In the Greek-speaking world, the most famous stories of the ram’s apotropaic powers concern acts by Hermes, the Olympian responsible for the increase and protection of flocks. At Tanagra, Hermes averted a pestilence from the city by carrying a ram around its walls. A series of ram-bearer statuettes found at Medma (Calabria) attest to the widespread influence of the cult of Hermes in the West.28 It was Hermes, too, who sent the golden ram that flew Phrixos to safety in Colchis. The magic of the volant ram did not cease at its sacrifice: the Golden Fleece displayed in the grove of Ares was believed to be magical.
Throughout Greek culture, the ram figures prominently as a metaphor of strength and courage (thus the association with Ares).

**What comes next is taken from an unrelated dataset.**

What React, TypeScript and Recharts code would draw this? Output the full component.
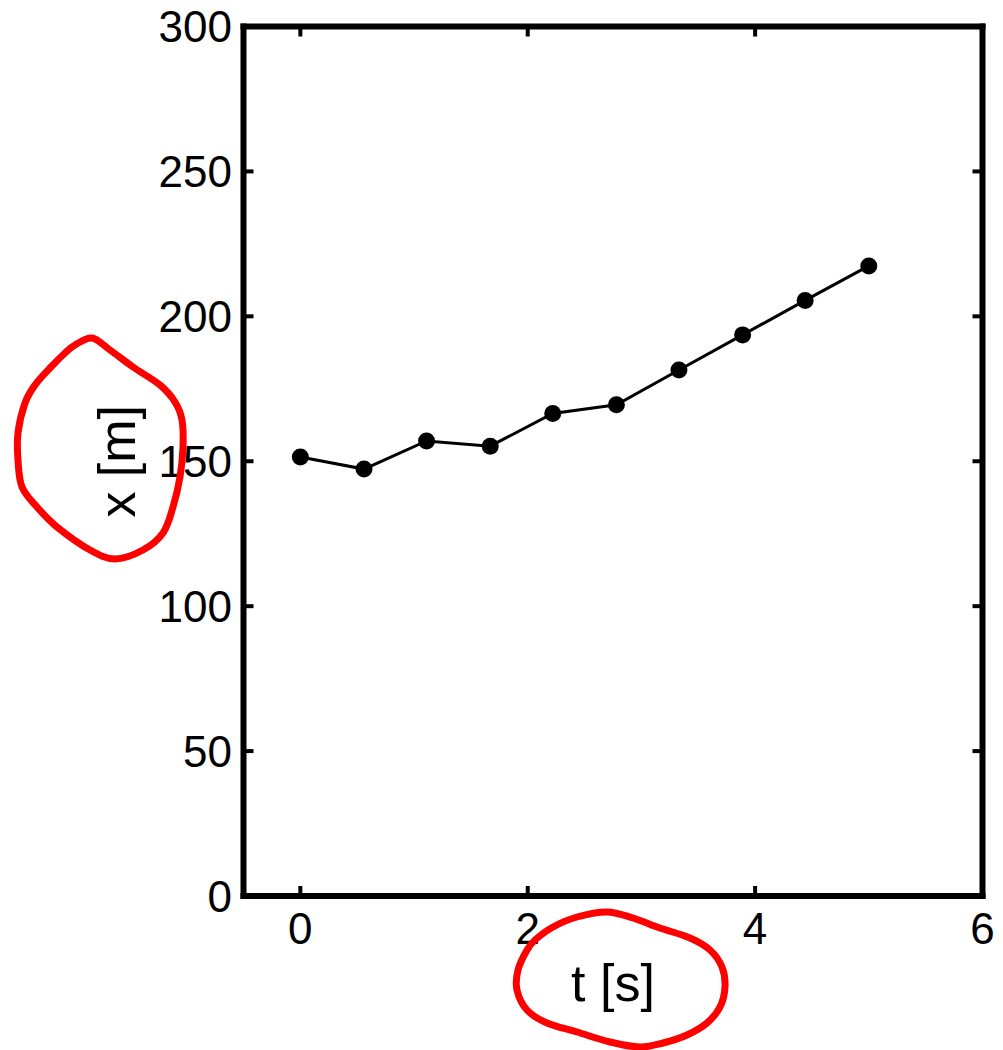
import { LineChart, Line, XAxis, YAxis } from "recharts";

// time samples [s] and positions [m]
const times = [0, 0.56, 1.11, 1.67, 2.22, 2.78, 3.33, 3.89, 4.44, 5];
const positions = [151.5, 147.3, 157, 155.2, 166.5, 169.5, 181.5, 193.6, 205.5, 217.4];

const xTicks = [0, 2, 4, 6];
const yTicks = [0, 50, 100, 150, 200, 250, 300];
const xDomain = [-0.5, 6];
const yDomain = [0, 300];

const data = times.map((t, i) => ({ t, x: positions[i] }));

const FONT = "'Liberation Sans', Arial, Helvetica, sans-serif";
const frame = { stroke: "#000", strokeWidth: 6, strokeLinecap: "square" as const };
const tickLine = { stroke: "#000", strokeWidth: 4 };
const noLabel = () => "";

// hand-drawn red rings around the axis titles
const ringY = [
  [65, 353], [75, 345], [92, 338], [110, 350], [133, 367], [160, 385], [175, 402],
  [182, 420], [183, 447], [180, 477], [173, 507], [163, 533], [143, 550], [115, 559],
  [90, 550], [57, 527], [37, 507], [22, 487], [18, 460], [18, 433], [25, 403],
  [35, 385], [50, 368],
];
const ringX = [
  [535, 940], [553, 927], [577, 917], [607, 912], [633, 918], [660, 928], [690, 938],
  [710, 950], [722, 967], [725, 987], [720, 1007], [707, 1023], [687, 1035],
  [663, 1043], [640, 1047], [610, 1042], [577, 1032], [547, 1023], [527, 1010],
  [517, 990], [518, 970], [527, 950],
];

function smoothClosed(pts: number[][]) {
  const n = pts.length;
  let d = `M${pts[0][0]},${pts[0][1]}`;
  for (let i = 0; i < n; i++) {
    const p0 = pts[(i - 1 + n) % n];
    const p1 = pts[i];
    const p2 = pts[(i + 1) % n];
    const p3 = pts[(i + 2) % n];
    const c1x = p1[0] + (p2[0] - p0[0]) / 6;
    const c1y = p1[1] + (p2[1] - p0[1]) / 6;
    const c2x = p2[0] - (p3[0] - p1[0]) / 6;
    const c2y = p2[1] - (p3[1] - p1[1]) / 6;
    d += ` C${c1x},${c1y} ${c2x},${c2y} ${p2[0]},${p2[1]}`;
  }
  return d + " Z";
}

const YTitle = (props: any) => {
  const vb = props.viewBox || {};
  const cx = vb.x + 41.5;
  const cy = vb.y + vb.height / 2;
  return (
    <text
      x={cx}
      y={cy}
      transform={`rotate(-90, ${cx}, ${cy})`}
      textAnchor="middle"
      fontFamily={FONT}
      fontSize={52}
      fill="#000"
    >
      x [m]
    </text>
  );
};

const XTitle = (props: any) => {
  const vb = props.viewBox || {};
  return (
    <text
      x={vb.x + vb.width / 2}
      y={vb.y + 105}
      textAnchor="middle"
      fontFamily={FONT}
      fontSize={52}
      fill="#000"
    >
      t [s]
    </text>
  );
};

export default function App() {
  return (
    <div style={{ position: "absolute", left: 0, top: 0, width: 1003, height: 1050, background: "#fff" }}>
      <LineChart
        width={1003}
        height={1050}
        data={data}
        margin={{ top: 25.5, right: 19.5, bottom: 44, left: 93.5 }}
      >
        <XAxis
          dataKey="t"
          type="number"
          domain={xDomain}
          ticks={xTicks}
          allowDataOverflow
          height={110}
          axisLine={frame}
          tickLine={tickLine}
          tickSize={-10}
          tickMargin={27}
          tick={{ fill: "#000", fontSize: 44, fontFamily: FONT }}
          label={<XTitle />}
        />
        <XAxis
          xAxisId="top"
          dataKey="t"
          orientation="top"
          type="number"
          domain={xDomain}
          ticks={xTicks}
          allowDataOverflow
          height={1}
          axisLine={frame}
          tickLine={tickLine}
          tickSize={-10}
          tickFormatter={noLabel}
        />
        <YAxis
          type="number"
          domain={yDomain}
          ticks={yTicks}
          allowDataOverflow
          width={150}
          axisLine={frame}
          tickLine={tickLine}
          tickSize={-10}
          tickMargin={21.5}
          tick={{ fill: "#000", fontSize: 44, fontFamily: FONT }}
          label={<YTitle />}
        />
        <YAxis
          yAxisId="right"
          dataKey="x"
          orientation="right"
          type="number"
          domain={yDomain}
          ticks={yTicks}
          allowDataOverflow
          width={1}
          axisLine={frame}
          tickLine={tickLine}
          tickSize={-10}
          tickFormatter={noLabel}
        />
        <Line
          dataKey="x"
          stroke="#000"
          strokeWidth={3}
          dot={{ r: 8.5, fill: "#000", stroke: "#000", strokeWidth: 0 }}
          isAnimationActive={false}
        />
      </LineChart>
      <svg
        width={1003}
        height={1050}
        style={{ position: "absolute", left: 0, top: 0, pointerEvents: "none" }}
      >
        <path d={smoothClosed(ringY)} fill="none" stroke="#ff0000" strokeWidth={7} strokeLinejoin="round" />
        <path d={smoothClosed(ringX)} fill="none" stroke="#ff0000" strokeWidth={7} strokeLinejoin="round" />
      </svg>
    </div>
  );
}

Accordingly, Homeric heroes are likened to thick-fleeced lambs (Iliad 3.197). In Attic vase painting, rams are sometimes represented in an explicitly sacrificial context. More commonly, the context is heroic, with the ram’s sacrificial role implicit only. Such is the case in the story of Phrixos, or of Odysseus. Both the ram that carried Odysseus from the Cyclops’s cave (Odyssey 9.436ff.) and Phrixos’s mount are sacrificed as soon as they have finished their tasks. Their sacrifice is part of the story. The emblematic power of the Golden Fleece recalls the story of Atreus and Thyestes: the kingdom belonged to him who owned the golden lamb.